> **Provided material**
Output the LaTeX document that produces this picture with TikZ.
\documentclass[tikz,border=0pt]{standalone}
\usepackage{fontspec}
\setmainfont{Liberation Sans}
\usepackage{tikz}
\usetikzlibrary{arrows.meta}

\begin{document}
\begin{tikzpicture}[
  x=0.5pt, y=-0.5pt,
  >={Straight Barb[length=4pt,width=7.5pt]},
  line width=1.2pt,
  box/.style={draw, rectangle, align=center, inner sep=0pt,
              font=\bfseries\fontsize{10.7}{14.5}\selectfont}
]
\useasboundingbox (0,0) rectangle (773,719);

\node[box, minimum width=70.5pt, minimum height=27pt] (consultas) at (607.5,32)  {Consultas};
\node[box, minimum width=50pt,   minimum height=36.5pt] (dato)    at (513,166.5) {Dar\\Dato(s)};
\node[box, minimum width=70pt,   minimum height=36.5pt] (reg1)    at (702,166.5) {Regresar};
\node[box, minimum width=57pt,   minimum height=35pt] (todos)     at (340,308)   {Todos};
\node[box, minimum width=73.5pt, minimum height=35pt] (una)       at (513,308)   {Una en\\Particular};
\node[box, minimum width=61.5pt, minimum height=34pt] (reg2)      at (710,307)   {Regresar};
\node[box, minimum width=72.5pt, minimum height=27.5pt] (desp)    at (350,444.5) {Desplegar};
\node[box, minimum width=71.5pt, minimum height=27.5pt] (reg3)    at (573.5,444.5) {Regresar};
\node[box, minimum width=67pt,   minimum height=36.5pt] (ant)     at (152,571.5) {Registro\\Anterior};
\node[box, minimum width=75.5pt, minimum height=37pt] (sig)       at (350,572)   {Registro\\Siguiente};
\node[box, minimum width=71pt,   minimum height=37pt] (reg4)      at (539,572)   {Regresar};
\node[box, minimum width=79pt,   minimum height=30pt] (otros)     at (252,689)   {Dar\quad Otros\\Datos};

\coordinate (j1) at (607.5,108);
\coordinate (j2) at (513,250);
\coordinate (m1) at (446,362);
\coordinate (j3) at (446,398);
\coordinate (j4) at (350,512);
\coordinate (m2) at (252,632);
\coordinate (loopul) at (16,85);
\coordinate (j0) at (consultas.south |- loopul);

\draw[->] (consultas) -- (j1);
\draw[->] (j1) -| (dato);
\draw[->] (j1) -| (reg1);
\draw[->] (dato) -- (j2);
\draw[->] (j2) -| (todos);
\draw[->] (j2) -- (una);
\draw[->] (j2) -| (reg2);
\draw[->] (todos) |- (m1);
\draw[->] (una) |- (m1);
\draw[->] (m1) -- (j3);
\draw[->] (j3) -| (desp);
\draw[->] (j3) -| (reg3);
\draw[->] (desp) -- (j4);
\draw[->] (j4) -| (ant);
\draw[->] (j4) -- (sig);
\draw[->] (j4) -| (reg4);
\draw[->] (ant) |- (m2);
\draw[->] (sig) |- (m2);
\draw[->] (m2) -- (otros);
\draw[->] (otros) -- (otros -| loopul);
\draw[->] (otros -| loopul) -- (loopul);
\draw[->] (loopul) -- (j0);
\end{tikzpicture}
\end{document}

==

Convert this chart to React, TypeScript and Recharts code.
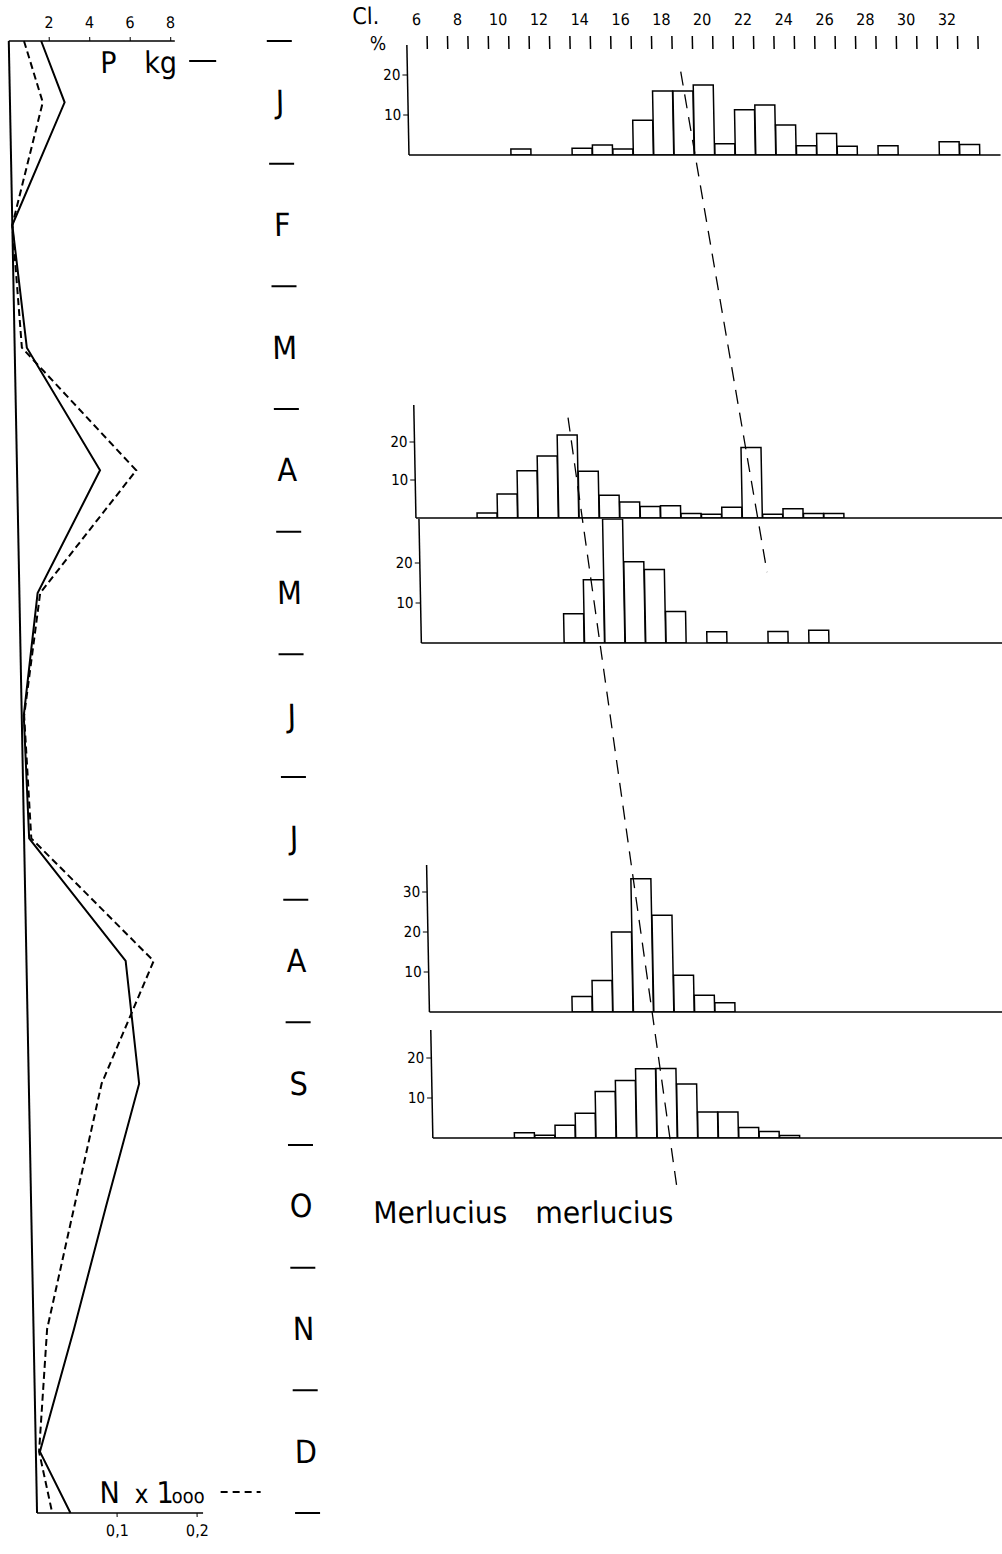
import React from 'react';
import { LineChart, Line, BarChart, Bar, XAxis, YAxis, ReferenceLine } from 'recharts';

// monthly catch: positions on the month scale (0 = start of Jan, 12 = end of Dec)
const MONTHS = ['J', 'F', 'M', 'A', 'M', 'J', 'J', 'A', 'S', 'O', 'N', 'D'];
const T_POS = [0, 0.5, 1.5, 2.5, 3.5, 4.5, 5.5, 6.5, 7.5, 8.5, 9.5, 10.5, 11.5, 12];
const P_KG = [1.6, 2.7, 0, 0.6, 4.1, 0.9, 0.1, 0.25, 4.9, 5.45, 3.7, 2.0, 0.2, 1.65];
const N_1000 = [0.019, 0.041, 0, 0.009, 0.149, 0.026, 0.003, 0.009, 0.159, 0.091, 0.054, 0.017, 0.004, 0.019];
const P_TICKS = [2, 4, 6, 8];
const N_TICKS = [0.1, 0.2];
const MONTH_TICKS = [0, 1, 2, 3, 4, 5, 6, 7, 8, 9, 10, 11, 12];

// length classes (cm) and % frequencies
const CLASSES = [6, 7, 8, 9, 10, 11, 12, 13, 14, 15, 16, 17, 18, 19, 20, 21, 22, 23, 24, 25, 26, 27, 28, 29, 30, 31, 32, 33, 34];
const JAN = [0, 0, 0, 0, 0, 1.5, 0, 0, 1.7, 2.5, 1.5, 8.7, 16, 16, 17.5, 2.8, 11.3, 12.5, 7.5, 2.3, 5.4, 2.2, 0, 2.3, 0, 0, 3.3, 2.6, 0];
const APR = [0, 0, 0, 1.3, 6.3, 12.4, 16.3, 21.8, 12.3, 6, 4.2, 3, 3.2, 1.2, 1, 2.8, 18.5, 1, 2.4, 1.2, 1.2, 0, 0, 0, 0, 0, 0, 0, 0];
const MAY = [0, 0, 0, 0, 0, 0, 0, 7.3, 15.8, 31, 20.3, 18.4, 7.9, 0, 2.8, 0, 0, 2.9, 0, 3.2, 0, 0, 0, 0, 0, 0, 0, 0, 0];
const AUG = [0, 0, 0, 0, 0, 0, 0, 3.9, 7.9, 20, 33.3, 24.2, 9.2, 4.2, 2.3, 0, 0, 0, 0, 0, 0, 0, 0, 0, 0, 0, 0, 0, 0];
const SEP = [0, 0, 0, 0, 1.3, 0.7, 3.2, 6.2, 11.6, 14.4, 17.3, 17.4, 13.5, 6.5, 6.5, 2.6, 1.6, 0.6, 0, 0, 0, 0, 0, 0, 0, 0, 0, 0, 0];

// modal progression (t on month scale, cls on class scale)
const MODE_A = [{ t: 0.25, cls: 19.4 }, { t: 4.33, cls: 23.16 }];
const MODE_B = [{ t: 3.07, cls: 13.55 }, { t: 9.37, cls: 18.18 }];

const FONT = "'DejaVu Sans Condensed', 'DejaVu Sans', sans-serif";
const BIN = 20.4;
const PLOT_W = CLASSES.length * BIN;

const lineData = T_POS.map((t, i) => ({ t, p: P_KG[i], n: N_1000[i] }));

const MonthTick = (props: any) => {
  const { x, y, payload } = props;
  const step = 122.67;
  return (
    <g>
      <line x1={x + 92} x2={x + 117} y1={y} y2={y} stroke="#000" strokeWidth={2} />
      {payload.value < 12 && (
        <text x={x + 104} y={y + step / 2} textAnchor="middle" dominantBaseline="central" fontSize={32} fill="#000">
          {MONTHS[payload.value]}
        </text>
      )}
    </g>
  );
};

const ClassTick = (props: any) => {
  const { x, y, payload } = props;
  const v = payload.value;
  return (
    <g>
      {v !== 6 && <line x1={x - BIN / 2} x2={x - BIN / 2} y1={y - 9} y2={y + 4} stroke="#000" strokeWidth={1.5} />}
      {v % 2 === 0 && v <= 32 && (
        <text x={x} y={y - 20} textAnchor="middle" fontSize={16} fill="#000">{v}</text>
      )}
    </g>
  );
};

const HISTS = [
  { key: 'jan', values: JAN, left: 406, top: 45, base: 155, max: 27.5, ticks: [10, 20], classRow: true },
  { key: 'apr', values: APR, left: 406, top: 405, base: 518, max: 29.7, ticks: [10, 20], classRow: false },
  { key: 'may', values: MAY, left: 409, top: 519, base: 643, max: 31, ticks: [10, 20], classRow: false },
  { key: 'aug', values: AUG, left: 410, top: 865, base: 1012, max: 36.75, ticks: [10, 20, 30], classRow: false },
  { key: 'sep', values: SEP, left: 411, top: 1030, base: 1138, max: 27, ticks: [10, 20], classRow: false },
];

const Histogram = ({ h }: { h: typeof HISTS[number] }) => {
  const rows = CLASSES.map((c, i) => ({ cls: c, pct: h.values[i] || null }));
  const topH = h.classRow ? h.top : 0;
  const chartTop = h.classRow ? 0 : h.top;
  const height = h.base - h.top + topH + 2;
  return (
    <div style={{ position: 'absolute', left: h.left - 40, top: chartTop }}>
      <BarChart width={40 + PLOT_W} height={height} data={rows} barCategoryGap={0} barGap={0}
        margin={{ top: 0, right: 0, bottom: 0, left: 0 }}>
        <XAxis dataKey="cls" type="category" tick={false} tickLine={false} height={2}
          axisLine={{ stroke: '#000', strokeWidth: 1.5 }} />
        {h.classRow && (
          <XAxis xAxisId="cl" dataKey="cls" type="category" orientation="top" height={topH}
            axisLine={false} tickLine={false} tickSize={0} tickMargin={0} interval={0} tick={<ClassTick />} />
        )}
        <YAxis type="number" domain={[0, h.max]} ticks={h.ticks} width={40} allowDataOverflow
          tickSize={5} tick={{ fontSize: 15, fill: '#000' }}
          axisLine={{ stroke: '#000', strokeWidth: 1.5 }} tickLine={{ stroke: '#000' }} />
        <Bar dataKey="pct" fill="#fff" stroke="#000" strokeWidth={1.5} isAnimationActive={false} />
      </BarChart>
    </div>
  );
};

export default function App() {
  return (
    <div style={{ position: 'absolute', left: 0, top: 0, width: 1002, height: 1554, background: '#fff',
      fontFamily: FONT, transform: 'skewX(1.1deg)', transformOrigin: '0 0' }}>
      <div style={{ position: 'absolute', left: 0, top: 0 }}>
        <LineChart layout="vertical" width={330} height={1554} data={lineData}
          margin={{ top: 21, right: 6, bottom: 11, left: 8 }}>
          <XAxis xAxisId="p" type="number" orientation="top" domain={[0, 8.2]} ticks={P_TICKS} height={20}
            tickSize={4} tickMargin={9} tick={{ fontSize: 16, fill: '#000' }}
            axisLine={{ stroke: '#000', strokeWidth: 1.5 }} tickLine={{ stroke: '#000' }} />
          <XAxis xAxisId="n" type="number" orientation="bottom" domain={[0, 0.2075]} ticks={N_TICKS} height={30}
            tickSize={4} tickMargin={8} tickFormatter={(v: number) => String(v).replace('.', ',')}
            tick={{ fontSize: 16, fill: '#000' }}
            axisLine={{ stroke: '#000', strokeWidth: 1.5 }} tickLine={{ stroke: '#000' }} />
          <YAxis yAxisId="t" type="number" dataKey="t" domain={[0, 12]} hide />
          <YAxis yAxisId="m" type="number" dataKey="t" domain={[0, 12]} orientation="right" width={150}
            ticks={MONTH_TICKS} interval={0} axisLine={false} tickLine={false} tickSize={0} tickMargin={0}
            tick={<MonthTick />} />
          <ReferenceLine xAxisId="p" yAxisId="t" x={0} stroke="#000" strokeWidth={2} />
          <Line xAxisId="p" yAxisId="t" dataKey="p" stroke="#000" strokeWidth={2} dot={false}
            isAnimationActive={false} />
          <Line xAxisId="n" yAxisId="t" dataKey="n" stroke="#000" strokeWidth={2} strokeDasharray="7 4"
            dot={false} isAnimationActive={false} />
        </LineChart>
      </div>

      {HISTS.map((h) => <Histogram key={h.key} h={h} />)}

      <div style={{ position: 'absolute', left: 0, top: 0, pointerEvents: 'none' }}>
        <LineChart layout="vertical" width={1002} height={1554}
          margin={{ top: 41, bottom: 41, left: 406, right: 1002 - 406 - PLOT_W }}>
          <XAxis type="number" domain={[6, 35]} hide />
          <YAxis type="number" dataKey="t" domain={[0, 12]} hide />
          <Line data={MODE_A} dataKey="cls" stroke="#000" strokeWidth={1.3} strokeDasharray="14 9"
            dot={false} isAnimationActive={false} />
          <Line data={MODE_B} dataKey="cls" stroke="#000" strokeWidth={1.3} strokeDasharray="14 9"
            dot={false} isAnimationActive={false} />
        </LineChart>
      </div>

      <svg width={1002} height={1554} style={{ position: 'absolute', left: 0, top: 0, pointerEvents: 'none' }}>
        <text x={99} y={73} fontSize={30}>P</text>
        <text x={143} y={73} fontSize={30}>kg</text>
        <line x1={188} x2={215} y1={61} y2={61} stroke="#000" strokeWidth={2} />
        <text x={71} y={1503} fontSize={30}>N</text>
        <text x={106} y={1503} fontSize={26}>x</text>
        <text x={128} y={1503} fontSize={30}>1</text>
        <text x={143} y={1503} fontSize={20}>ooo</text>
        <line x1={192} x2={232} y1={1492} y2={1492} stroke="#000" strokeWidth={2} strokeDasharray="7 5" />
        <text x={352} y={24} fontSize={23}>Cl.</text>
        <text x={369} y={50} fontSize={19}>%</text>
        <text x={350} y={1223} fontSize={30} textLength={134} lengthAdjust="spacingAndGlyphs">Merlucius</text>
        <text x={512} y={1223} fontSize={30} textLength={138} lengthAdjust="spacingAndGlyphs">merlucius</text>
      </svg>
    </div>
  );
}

> **Work to do**
Nothing but the lines from the one with "Output the LaTeX" through the one with "(0,0) rectangle (773,719);" should be retyped; include both and keep them exact.

> **Response to the task**
Output the LaTeX document that produces this picture with TikZ.
\documentclass[tikz,border=0pt]{standalone}
\usepackage{fontspec}
\setmainfont{Liberation Sans}
\usepackage{tikz}
\usetikzlibrary{arrows.meta}

\begin{document}
\begin{tikzpicture}[
  x=0.5pt, y=-0.5pt,
  >={Straight Barb[length=4pt,width=7.5pt]},
  line width=1.2pt,
  box/.style={draw, rectangle, align=center, inner sep=0pt,
              font=\bfseries\fontsize{10.7}{14.5}\selectfont}
]
\useasboundingbox (0,0) rectangle (773,719);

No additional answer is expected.